Problem description ::
Include the line containing "0.2, max: 1.1" and all lines before it, repeated exactly from the listing below, without pictures.

+++++

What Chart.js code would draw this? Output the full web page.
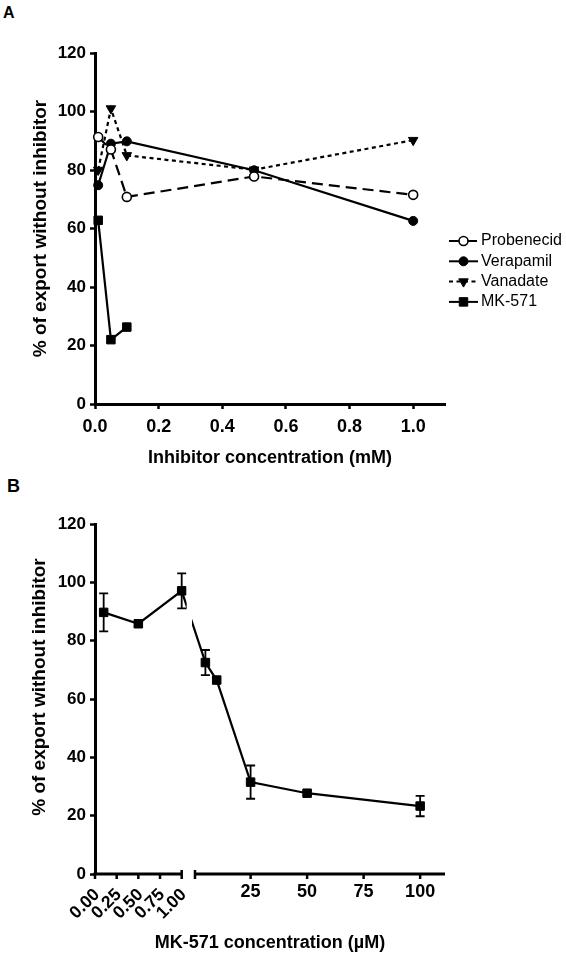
<!DOCTYPE html>
<html lang="en">
<head>
<meta charset="UTF-8" />
<title>Inhibition of export</title>
<script src="https://cdn.jsdelivr.net/npm/chart.js"></script>
<style>
  * { margin: 0; padding: 0; box-sizing: border-box; }
  body {
    background: #fff;
    width: 566px;
    height: 954px;
    position: relative;
    overflow: hidden;
    font-family: 'Liberation Sans', Arial, sans-serif;
  }
  canvas { display: block; position: absolute; left: 0; }
  #chartA { top: 0; }
  #chartB { top: 470px; }
  .panel { position: absolute; font-weight: bold; line-height: 1; color: #000; }
</style>
</head>
<body>
  <div class="panel" style="left:3px;top:5px;font-size:16px">A</div>
  <div class="panel" style="left:7px;top:477px;font-size:18px">B</div>
  <canvas id="chartA" width="566" height="470"></canvas>
  <canvas id="chartB" width="566" height="484"></canvas>

<script>
// ---- panel A : inhibitor concentration (mM) ----
const concA = [0.01, 0.05, 0.1, 0.5, 1.0];
const probenecid = [91.3, 87, 70.8, 77.8, 71.5];
const verapamil = [74.8, 89, 89.8, 79.9, 62.6];
const vanadate = [80, 101, 85, 80.1, 90.2];
const mk571A = [62.8, 22, 26.3];          // only measured at the three lowest concentrations
const ticksA = { stepSize: 0.2, max: 1.1 };

// ---- panel B : MK-571 concentration (uM), broken x axis ----
const concB = [0.1, 0.5, 1.0, 5, 10, 25, 50, 100];
const meanB = [89.7, 85.8, 97.1, 72.5, 66.5, 31.5, 27.7, 23.3];
const sdB = [6.5, 1.0, 6.0, 4.3, 0, 5.7, 0.8, 3.5];
const leftTicksB = [0, 0.25, 0.5, 0.75, 1.0];
const leftLabelsB = ['0.00', '0.25', '0.50', '0.75', '1.00'];
const rightTicksB = [25, 50, 75, 100];

// where each piece of the broken axis sits (fraction of the plot width)
const bSegments = [
  { from: 0, to: 1, start: 0, end: 0.2477 },
  { from: 0.4, to: 111, start: 0.2857, end: 1 }
];

const FONT = "'Liberation Sans', Arial, sans-serif";
const bold = size => ({ family: FONT, size, weight: 'bold' });
const Y_TITLE = '% of export without inhibitor';

class BrokenScale extends Chart.LinearScale {
  getPixelForValue(value) {
    if (value === null || value === undefined) return NaN;
    const s = value <= bSegments[0].to ? bSegments[0] : bSegments[1];
    const f = s.start + (value - s.from) / (s.to - s.from) * (s.end - s.start);
    return this.left + f * (this.right - this.left);
  }
  getValueForPixel(pixel) {
    const f = (pixel - this.left) / (this.right - this.left);
    const s = f <= bSegments[0].end ? bSegments[0] : bSegments[1];
    return s.from + (f - s.start) / (s.end - s.start) * (s.to - s.from);
  }
}
BrokenScale.id = 'broken';
BrokenScale.defaults = Chart.LinearScale.defaults;
Chart.register(BrokenScale);

function series(label, xs, ys, style) {
  return Object.assign({
    label,
    data: ys.map((y, i) => ({ x: xs[i], y })),
    borderColor: '#000',
    backgroundColor: '#000',
    borderWidth: 2.2,
    pointBorderColor: '#000',
    pointBackgroundColor: '#000',
    pointBorderWidth: 1,
    pointRadius: 4.5,
    pointHoverRadius: 4.5,
    tension: 0,
    fill: false,
    clip: false
  }, style);
}

function yScale(showTitle) {
  return {
    min: 0,
    max: 120,
    afterFit: s => { s.width = 95; },
    border: { color: '#000', width: 3 },
    grid: { drawOnChartArea: false, tickLength: 5, tickWidth: 2.5, tickColor: '#000' },
    ticks: { stepSize: 20, color: '#000', font: bold(17), padding: 4 },
    title: {
      display: showTitle,
      text: Y_TITLE,
      color: '#000',
      font: bold(19),
      padding: { top: 29, bottom: 0 }
    }
  };
}

const sideLegend = {
  id: 'sideLegend',
  afterDraw(chart) {
    const ctx = chart.ctx;
    chart.data.datasets.forEach((ds, i) => {
      const yy = 241 + i * 20.3;
      ctx.save();
      ctx.strokeStyle = '#000';
      ctx.lineWidth = 2;
      ctx.setLineDash(ds.borderDash || []);
      ctx.beginPath();
      ctx.moveTo(449, yy);
      ctx.lineTo(478, yy);
      ctx.stroke();
      ctx.setLineDash([]);
      ctx.fillStyle = ds.pointBackgroundColor;
      ctx.lineWidth = ds.pointBorderWidth;
      Chart.helpers.drawPoint(ctx, {
        pointStyle: ds.pointStyle,
        rotation: ds.pointRotation || 0,
        radius: ds.pointRadius,
        borderWidth: ds.pointBorderWidth
      }, 463.5, yy);
      ctx.fillStyle = '#000';
      ctx.font = '16px ' + FONT;
      ctx.textAlign = 'left';
      ctx.textBaseline = 'middle';
      ctx.fillText(ds.label, 481, yy);
      ctx.restore();
    });
  }
};

new Chart(document.getElementById('chartA'), {
  type: 'line',
  data: {
    datasets: [
      series('Probenecid', concA, probenecid, {
        borderDash: [11, 6], pointStyle: 'circle', pointBackgroundColor: '#fff', pointBorderWidth: 1.6
      }),
      series('Verapamil', concA, verapamil, { pointStyle: 'circle' }),
      series('Vanadate', concA, vanadate, {
        borderDash: [4, 3.5], pointStyle: 'triangle', pointRotation: 180, pointRadius: 5.5
      }),
      series('MK-571', concA, mk571A, { pointStyle: 'rect', pointRadius: 6 })
    ]
  },
  options: {
    responsive: false,
    animation: false,
    events: [],
    layout: { padding: { top: 53, right: 121, bottom: 0, left: 0 } },
    plugins: { legend: { display: false }, tooltip: { enabled: false } },
    scales: {
      x: {
        type: 'linear',
        min: 0,
        max: ticksA.max,
        afterFit: s => { s.height = 66; },
        border: { color: '#000', width: 3 },
        grid: { drawOnChartArea: false, tickLength: 5, tickWidth: 2.5, tickColor: '#000' },
        ticks: {
          stepSize: ticksA.stepSize,
          includeBounds: false,
          maxRotation: 0,
          color: '#000',
          font: bold(18),
          padding: 7,
          callback: v => Number(v).toFixed(1)
        },
        title: {
          display: true,
          text: 'Inhibitor concentration (mM)',
          color: '#000',
          font: bold(18),
          padding: { top: 0, bottom: 1 }
        }
      },
      y: yScale(true)
    }
  },
  plugins: [sideLegend]
});

// error bars, the gap in the line and the broken x axis of panel B
const brokenAxis = {
  id: 'brokenAxis',
  afterDatasetsDraw(chart) {
    const { ctx, chartArea, scales: { x, y } } = chart;
    const w = x.right - x.left;
    const gapL = x.getPixelForValue(bSegments[0].to) + 5;
    const gapR = x.left + bSegments[1].start * w - 3;
    ctx.save();
    ctx.fillStyle = '#fff';
    ctx.fillRect(gapL, chartArea.top - 2, gapR - gapL, chartArea.bottom - chartArea.top);

    ctx.strokeStyle = '#000';
    ctx.lineWidth = 1.8;
    concB.forEach((c, i) => {
      if (!sdB[i]) return;
      const px = x.getPixelForValue(c);
      const top = y.getPixelForValue(meanB[i] + sdB[i]);
      const bot = y.getPixelForValue(meanB[i] - sdB[i]);
      ctx.beginPath();
      ctx.moveTo(px, top); ctx.lineTo(px, bot);
      ctx.moveTo(px - 4.5, top); ctx.lineTo(px + 4.5, top);
      ctx.moveTo(px - 4.5, bot); ctx.lineTo(px + 4.5, bot);
      ctx.stroke();
    });
    ctx.restore();
  },
  afterDraw(chart) {
    const { ctx, chartArea, scales: { x } } = chart;
    const w = x.right - x.left;
    const ay = chartArea.bottom;
    const l0 = x.getPixelForValue(0);
    const l1 = x.getPixelForValue(bSegments[0].to);
    const r0 = x.left + bSegments[1].start * w;
    const r1 = x.right;

    ctx.save();
    ctx.strokeStyle = '#000';
    ctx.lineWidth = 3;
    ctx.beginPath();
    ctx.moveTo(l0 - 1.5, ay); ctx.lineTo(l1, ay);
    ctx.moveTo(r0, ay); ctx.lineTo(r1, ay);
    ctx.stroke();

    ctx.lineWidth = 2.5;
    ctx.beginPath();
    ctx.moveTo(l1, ay - 4); ctx.lineTo(l1, ay + 5);
    ctx.moveTo(r0, ay - 4); ctx.lineTo(r0, ay + 5);
    leftTicksB.concat(rightTicksB).forEach(v => {
      const px = x.getPixelForValue(v);
      ctx.moveTo(px, ay); ctx.lineTo(px, ay + 5);
    });
    ctx.stroke();

    ctx.fillStyle = '#000';
    ctx.font = 'bold 17.5px ' + FONT;
    leftTicksB.forEach((v, i) => {
      const px = x.getPixelForValue(v);
      ctx.save();
      ctx.translate(px + 2, ay + 18);
      ctx.rotate(-Math.PI / 4);
      ctx.textAlign = 'right';
      ctx.textBaseline = 'middle';
      ctx.fillText(leftLabelsB[i], 0, 0);
      ctx.restore();
    });
    ctx.font = 'bold 18px ' + FONT;
    ctx.textAlign = 'center';
    ctx.textBaseline = 'middle';
    rightTicksB.forEach(v => {
      ctx.fillText(String(v), x.getPixelForValue(v), ay + 18);
    });

    ctx.fillText('MK-571 concentration (\u00b5M)', (x.left + x.right) / 2, 473);

    // y title of panel B sits a little above the centre of the plot
    ctx.font = 'bold 19px ' + FONT;
    ctx.translate(40, 217);
    ctx.rotate(-Math.PI / 2);
    ctx.fillText(Y_TITLE, 0, 0);
    ctx.restore();
  }
};

new Chart(document.getElementById('chartB'), {
  type: 'line',
  data: {
    datasets: [
      series('MK-571', concB, meanB, { pointStyle: 'rect', pointRadius: 6 })
    ]
  },
  options: {
    responsive: false,
    animation: false,
    events: [],
    layout: { padding: { top: 54, right: 121, bottom: 80, left: 0 } },
    plugins: { legend: { display: false }, tooltip: { enabled: false } },
    scales: {
      x: { type: 'broken', display: false, min: 0, max: 111 },
      y: yScale(false)
    }
  },
  plugins: [brokenAxis]
});
</script>
</body>
</html>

+++++

Reply ::
What Chart.js code would draw this? Output the full web page.
<!DOCTYPE html>
<html lang="en">
<head>
<meta charset="UTF-8" />
<title>Inhibition of export</title>
<script src="https://cdn.jsdelivr.net/npm/chart.js"></script>
<style>
  * { margin: 0; padding: 0; box-sizing: border-box; }
  body {
    background: #fff;
    width: 566px;
    height: 954px;
    position: relative;
    overflow: hidden;
    font-family: 'Liberation Sans', Arial, sans-serif;
  }
  canvas { display: block; position: absolute; left: 0; }
  #chartA { top: 0; }
  #chartB { top: 470px; }
  .panel { position: absolute; font-weight: bold; line-height: 1; color: #000; }
</style>
</head>
<body>
  <div class="panel" style="left:3px;top:5px;font-size:16px">A</div>
  <div class="panel" style="left:7px;top:477px;font-size:18px">B</div>
  <canvas id="chartA" width="566" height="470"></canvas>
  <canvas id="chartB" width="566" height="484"></canvas>

<script>
// ---- panel A : inhibitor concentration (mM) ----
const concA = [0.01, 0.05, 0.1, 0.5, 1.0];
const probenecid = [91.3, 87, 70.8, 77.8, 71.5];
const verapamil = [74.8, 89, 89.8, 79.9, 62.6];
const vanadate = [80, 101, 85, 80.1, 90.2];
const mk571A = [62.8, 22, 26.3];          // only measured at the three lowest concentrations
const ticksA = { stepSize: 0.2, max: 1.1 };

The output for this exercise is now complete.